EXERCISE BRIEF
Output the first line of the listing and each line after it, up to and including the line that contains "const fmt = (v)", exactly as written, minus the pictures.

INFORMATION PROVIDED
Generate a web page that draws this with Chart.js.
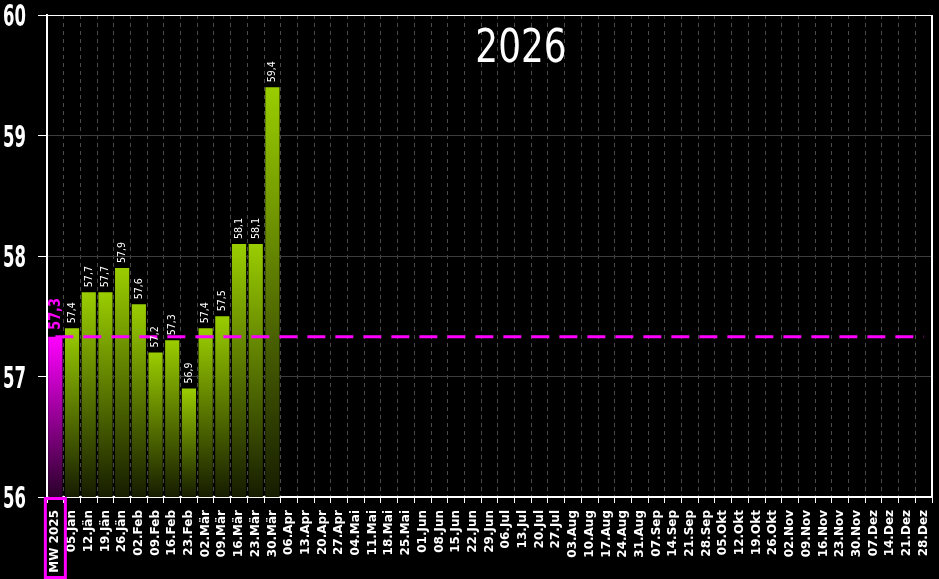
<!DOCTYPE html>
<html>
<head>
<meta charset="utf-8">
<script src="https://cdn.jsdelivr.net/npm/chart.js@4.4.1/dist/chart.umd.min.js"></script>
<style>
  html, body { margin: 0; background: #000; }
  #wrap { width: 939px; height: 579px; }
</style>
</head>
<body>
<div id="wrap"><canvas id="chart"></canvas></div>
<script>
const categories = [
    'MW 2025',
    '05.Jän', '12.Jän', '19.Jän', '26.Jän',
    '02.Feb', '09.Feb', '16.Feb', '23.Feb',
    '02.Mär', '09.Mär', '16.Mär', '23.Mär', '30.Mär',
    '06.Apr', '13.Apr', '20.Apr', '27.Apr',
    '04.Mai', '11.Mai', '18.Mai', '25.Mai',
    '01.Jun', '08.Jun', '15.Jun', '22.Jun', '29.Jun',
    '06.Jul', '13.Jul', '20.Jul', '27.Jul',
    '03.Aug', '10.Aug', '17.Aug', '24.Aug', '31.Aug',
    '07.Sep', '14.Sep', '21.Sep', '28.Sep',
    '05.Okt', '12.Okt', '19.Okt', '26.Okt',
    '02.Nov', '09.Nov', '16.Nov', '23.Nov', '30.Nov',
    '07.Dez', '14.Dez', '21.Dez', '28.Dez'
]
const mw2025 = 57.33
const weekly2026 = [57.4, 57.7, 57.7, 57.9, 57.6, 57.2, 57.3, 56.9, 57.4, 57.5, 58.1, 58.1, 59.4]
const yTicks = [56, 57, 58, 59, 60]
const titleText = '2026'

// bar data: first slot is the 2025 average, then the weeks that have values
const barValues = categories.map((c, i) => i === 0 ? mw2025 : (weekly2026[i - 1] ?? null))
const mwLine = categories.map(() => mw2025)

const fmt = (v) => v.toFixed(1).replace('.', ',')

function barFill(c) {
    const chart = c.chart
    const area = chart.chartArea
    const isMw = c.dataIndex === 0
    if (!area || c.raw == null) return isMw ? '#ff00ff' : '#9acd00'
    const top = chart.scales.y.getPixelForValue(c.raw)
    const g = chart.ctx.createLinearGradient(0, top, 0, area.bottom)
    if (isMw) {
        g.addColorStop(0, '#ff00ff')
        g.addColorStop(1, '#2a002a')
    } else {
        g.addColorStop(0, '#9acd00')
        g.addColorStop(1, '#161c00')
    }
    return g
}

const valueLabels = {
    id: 'valueLabels',
    afterDatasetsDraw(chart) {
        const ctx = chart.ctx
        const meta = chart.getDatasetMeta(1)
        meta.data.forEach((bar, i) => {
            const v = barValues[i]
            if (v == null) return
            const isMw = i === 0
            ctx.save()
            ctx.translate(bar.x, bar.y - (isMw ? 7 : 5))
            ctx.rotate(-Math.PI / 2)
            ctx.scale(isMw ? 0.8 : 0.86, 1)
            ctx.font = isMw ? 'bold 16px "DejaVu Sans"' : '11px "DejaVu Sans"'
            ctx.textAlign = 'left'
            ctx.textBaseline = 'middle'
            ctx.fillStyle = isMw ? '#ff00ff' : '#ffffff'
            ctx.fillText(fmt(v), 0, 0)
            ctx.restore()
        })
    }
}

const frame = {
    id: 'frame',
    afterDraw(chart) {
        const ctx = chart.ctx
        const area = chart.chartArea
        const ys = chart.scales.y
        const xs = chart.scales.x

        // right border
        ctx.save()
        ctx.strokeStyle = '#fff'
        ctx.lineWidth = 2
        ctx.beginPath()
        ctx.moveTo(area.right, area.top)
        ctx.lineTo(area.right, area.bottom)
        ctx.stroke()

        // y tick labels, narrow
        ctx.fillStyle = '#fff'
        ctx.textAlign = 'left'
        ctx.textBaseline = 'alphabetic'
        ys.ticks.forEach((t, i) => {
            const y = ys.getPixelForTick(i)
            ctx.save()
            ctx.translate(3, y + 11)
            ctx.scale(0.55, 1)
            ctx.font = 'bold 30px "DejaVu Sans"'
            ctx.fillText(String(t.value), 0, 0)
            ctx.restore()
        })

        // title
        ctx.save()
        ctx.translate(521, 62)
        ctx.scale(0.78, 1)
        ctx.font = '46px "DejaVu Sans"'
        ctx.textAlign = 'center'
        ctx.fillText(titleText, 0, 0)
        ctx.restore()

        // box around the MW 2025 label
        const x0 = xs.getPixelForTick(0)
        ctx.strokeStyle = '#ff00ff'
        ctx.lineWidth = 3
        ctx.strokeRect(x0 - 10, area.bottom + 1.5, 20, chart.height - area.bottom - 3)
        ctx.restore()
    }
}

const chart = new Chart(document.getElementById('chart').getContext('2d'), {
    type: 'bar',
    plugins: [valueLabels, frame],
    data: {
        labels: categories,
        datasets: [{
            type: 'line',
            data: mwLine,
            borderColor: '#ff00ff',
            borderWidth: 3,
            borderDash: [18, 10],
            pointRadius: 0,
            fill: false,
            order: 0
        }, {
            type: 'bar',
            data: barValues,
            backgroundColor: barFill,
            barPercentage: 0.85,
            categoryPercentage: 1,
            order: 1
        }]
    },
    options: {
        responsive: true,
        maintainAspectRatio: false,
        animation: false,
        layout: {
            padding: { top: 15, right: 7, left: 0, bottom: 0 }
        },
        plugins: {
            legend: { display: false },
            tooltip: { enabled: false }
        },
        scales: {
            x: {
                offset: true,
                grid: {
                    color: '#4a4a4a',
                    offset: true,
                    tickLength: 6,
                    tickColor: '#fff'
                },
                border: { color: '#fff', width: 2, dash: [4, 4] },
                ticks: {
                    color: '#fff',
                    font: { family: 'DejaVu Sans', size: 12, weight: 'bold' },
                    minRotation: 90,
                    maxRotation: 90,
                    autoSkip: false,
                    padding: 7
                },
                afterFit(s) {
                    s.height = 82
                    s.paddingLeft = 0
                    s.paddingRight = 0
                }
            },
            y: {
                min: yTicks[0],
                max: yTicks[yTicks.length - 1],
                grid: {
                    color: (c) => c.tick && (c.tick.value === yTicks[0] || c.tick.value === yTicks[yTicks.length - 1]) ? '#fff' : '#3d3d3d',
                    tickLength: 9,
                    tickColor: '#fff'
                },
                border: { color: '#fff', width: 2 },
                ticks: {
                    stepSize: 1,
                    color: 'rgba(0,0,0,0)',
                    font: { size: 12 }
                },
                afterFit(s) {
                    s.width = 47
                    s.paddingTop = 0
                    s.paddingBottom = 0
                }
            }
        }
    }
})
</script>
</body>
</html>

ANSWER
Generate a web page that draws this with Chart.js.
<!DOCTYPE html>
<html>
<head>
<meta charset="utf-8">
<script src="https://cdn.jsdelivr.net/npm/chart.js@4.4.1/dist/chart.umd.min.js"></script>
<style>
  html, body { margin: 0; background: #000; }
  #wrap { width: 939px; height: 579px; }
</style>
</head>
<body>
<div id="wrap"><canvas id="chart"></canvas></div>
<script>
const categories = [
    'MW 2025',
    '05.Jän', '12.Jän', '19.Jän', '26.Jän',
    '02.Feb', '09.Feb', '16.Feb', '23.Feb',
    '02.Mär', '09.Mär', '16.Mär', '23.Mär', '30.Mär',
    '06.Apr', '13.Apr', '20.Apr', '27.Apr',
    '04.Mai', '11.Mai', '18.Mai', '25.Mai',
    '01.Jun', '08.Jun', '15.Jun', '22.Jun', '29.Jun',
    '06.Jul', '13.Jul', '20.Jul', '27.Jul',
    '03.Aug', '10.Aug', '17.Aug', '24.Aug', '31.Aug',
    '07.Sep', '14.Sep', '21.Sep', '28.Sep',
    '05.Okt', '12.Okt', '19.Okt', '26.Okt',
    '02.Nov', '09.Nov', '16.Nov', '23.Nov', '30.Nov',
    '07.Dez', '14.Dez', '21.Dez', '28.Dez'
]
const mw2025 = 57.33
const weekly2026 = [57.4, 57.7, 57.7, 57.9, 57.6, 57.2, 57.3, 56.9, 57.4, 57.5, 58.1, 58.1, 59.4]
const yTicks = [56, 57, 58, 59, 60]
const titleText = '2026'

// bar data: first slot is the 2025 average, then the weeks that have values
const barValues = categories.map((c, i) => i === 0 ? mw2025 : (weekly2026[i - 1] ?? null))
const mwLine = categories.map(() => mw2025)

const fmt = (v) => v.toFixed(1).replace('.', ',')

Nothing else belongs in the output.